Is it wrong to be annoyed at my boyfriend? I knew it'd be different moving out of home, as an obvious thing...But I would have liked my meals to stay in a normal routine...having dinner about 7pm-ish well as close to there as possible. I can handle a few days late, but normally I don't eat a lot because I'm not hungry again or I feel ill.
I head off to work at like 11:20am...I get up when my body allows me which has been about 8am lately give or take...Rarely I go back to sleep, I'm normally up, given I don't wanna make too much noise and stuff so I don't go and do anything. Trevor normally goes to sleep about the same time as me. Lately because we've been sick he gets up at like 4am from coughing, stays up a bit and then goes back to sleep maybe atoun 7:30-8am. Gets up after I leave for work most times....I know he does do stuff around the house but seriously at snails pace...and it might take him a few days to do something (like vacuum the mats) but even when he wasn't sick he'd sleep in till almost the time I leave for work.

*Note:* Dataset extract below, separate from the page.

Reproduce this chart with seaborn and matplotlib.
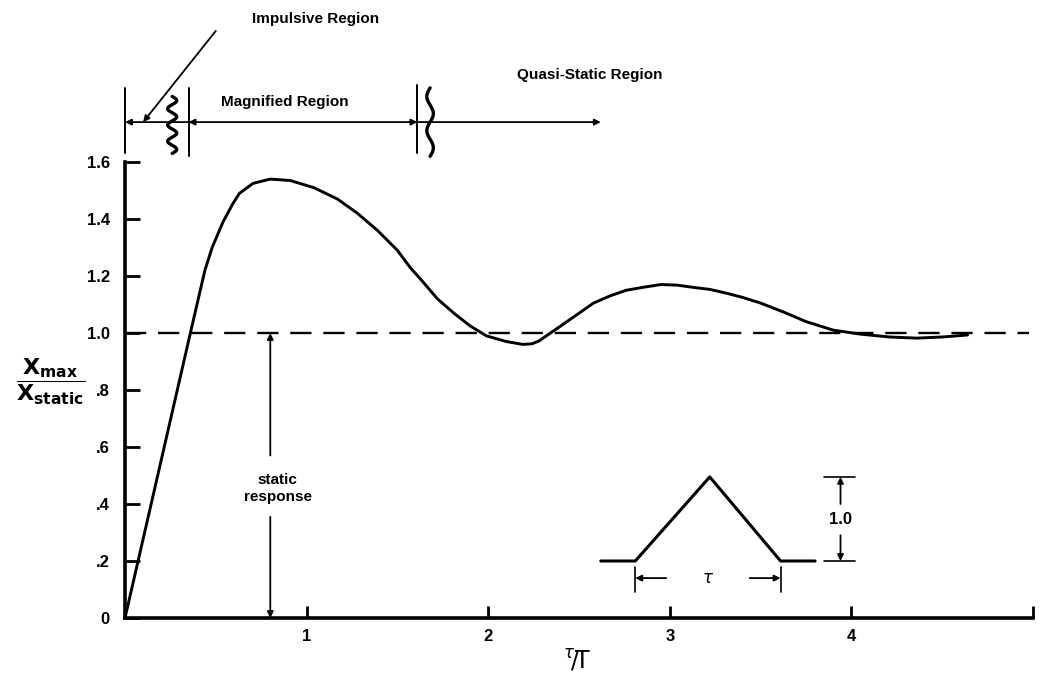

He sits at his computer trying to figure out easy eays to make money...He found currency trading and I think he's gone off of that idea now...now he's found the online roulette table casino things. I know he can't handle a work enviroment (or is it just a cope out?) he's scitzo, so it's kinda of a legit reason, I'm sure there are people out there who are the same would use it as an excuse to not get a job. I'm sorry love making money isn't easy and it takes hard work, there are days where I feel totally shit hole, but you know what I still drag my stupid self out of bed...do stuff and go to work. I stress out big time at work too. Like I want to come home and cook dinner all the time...or most of the time? Grow a brain hey.
He keeps on saying "I think I would make a good at hom husband"...Yeah so you are gonna make sure the house is clean, cook dinner, do the washing. EVERYTHING a stay at home wife would do? I don't think so love.
Maybe I'm just being my stupid self...I don't know, I jsut feel I have to keep on pushing him into doing things.